What is asked: Return each line of the material verbatim.

_ _ _

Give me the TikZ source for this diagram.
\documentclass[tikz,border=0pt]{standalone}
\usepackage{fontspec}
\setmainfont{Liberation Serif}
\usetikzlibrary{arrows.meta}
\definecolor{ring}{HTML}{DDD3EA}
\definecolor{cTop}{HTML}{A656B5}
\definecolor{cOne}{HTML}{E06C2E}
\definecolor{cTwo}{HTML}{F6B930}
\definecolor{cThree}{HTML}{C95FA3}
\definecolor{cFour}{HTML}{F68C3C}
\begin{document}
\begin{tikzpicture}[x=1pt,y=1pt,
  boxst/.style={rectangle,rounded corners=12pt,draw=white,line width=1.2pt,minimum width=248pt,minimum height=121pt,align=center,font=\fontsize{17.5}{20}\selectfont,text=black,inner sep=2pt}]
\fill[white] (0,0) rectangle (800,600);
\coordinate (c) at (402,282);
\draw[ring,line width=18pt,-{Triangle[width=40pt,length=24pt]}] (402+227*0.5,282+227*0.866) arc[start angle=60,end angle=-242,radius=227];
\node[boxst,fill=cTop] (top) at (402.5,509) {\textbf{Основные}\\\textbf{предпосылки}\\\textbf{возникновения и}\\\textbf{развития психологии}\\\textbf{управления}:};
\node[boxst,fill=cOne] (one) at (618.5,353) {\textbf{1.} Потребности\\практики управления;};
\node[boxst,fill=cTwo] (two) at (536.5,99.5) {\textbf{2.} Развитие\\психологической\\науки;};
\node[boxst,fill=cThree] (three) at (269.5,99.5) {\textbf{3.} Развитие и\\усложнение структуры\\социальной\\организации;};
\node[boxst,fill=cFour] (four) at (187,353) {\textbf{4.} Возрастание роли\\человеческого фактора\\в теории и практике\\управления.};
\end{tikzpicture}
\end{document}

_ _ _

Problem solution:
Give me the TikZ source for this diagram.
\documentclass[tikz,border=0pt]{standalone}
\usepackage{fontspec}
\setmainfont{Liberation Serif}
\usetikzlibrary{arrows.meta}
\definecolor{ring}{HTML}{DDD3EA}
\definecolor{cTop}{HTML}{A656B5}
\definecolor{cOne}{HTML}{E06C2E}
\definecolor{cTwo}{HTML}{F6B930}
\definecolor{cThree}{HTML}{C95FA3}
\definecolor{cFour}{HTML}{F68C3C}
\begin{document}
\begin{tikzpicture}[x=1pt,y=1pt,
  boxst/.style={rectangle,rounded corners=12pt,draw=white,line width=1.2pt,minimum width=248pt,minimum height=121pt,align=center,font=\fontsize{17.5}{20}\selectfont,text=black,inner sep=2pt}]
\fill[white] (0,0) rectangle (800,600);
\coordinate (c) at (402,282);
\draw[ring,line width=18pt,-{Triangle[width=40pt,length=24pt]}] (402+227*0.5,282+227*0.866) arc[start angle=60,end angle=-242,radius=227];
\node[boxst,fill=cTop] (top) at (402.5,509) {\textbf{Основные}\\\textbf{предпосылки}\\\textbf{возникновения и}\\\textbf{развития психологии}\\\textbf{управления}:};
\node[boxst,fill=cOne] (one) at (618.5,353) {\textbf{1.} Потребности\\практики управления;};
\node[boxst,fill=cTwo] (two) at (536.5,99.5) {\textbf{2.} Развитие\\психологической\\науки;};
\node[boxst,fill=cThree] (three) at (269.5,99.5) {\textbf{3.} Развитие и\\усложнение структуры\\социальной\\организации;};
\node[boxst,fill=cFour] (four) at (187,353) {\textbf{4.} Возрастание роли\\человеческого фактора\\в теории и практике\\управления.};
\end{tikzpicture}
\end{document}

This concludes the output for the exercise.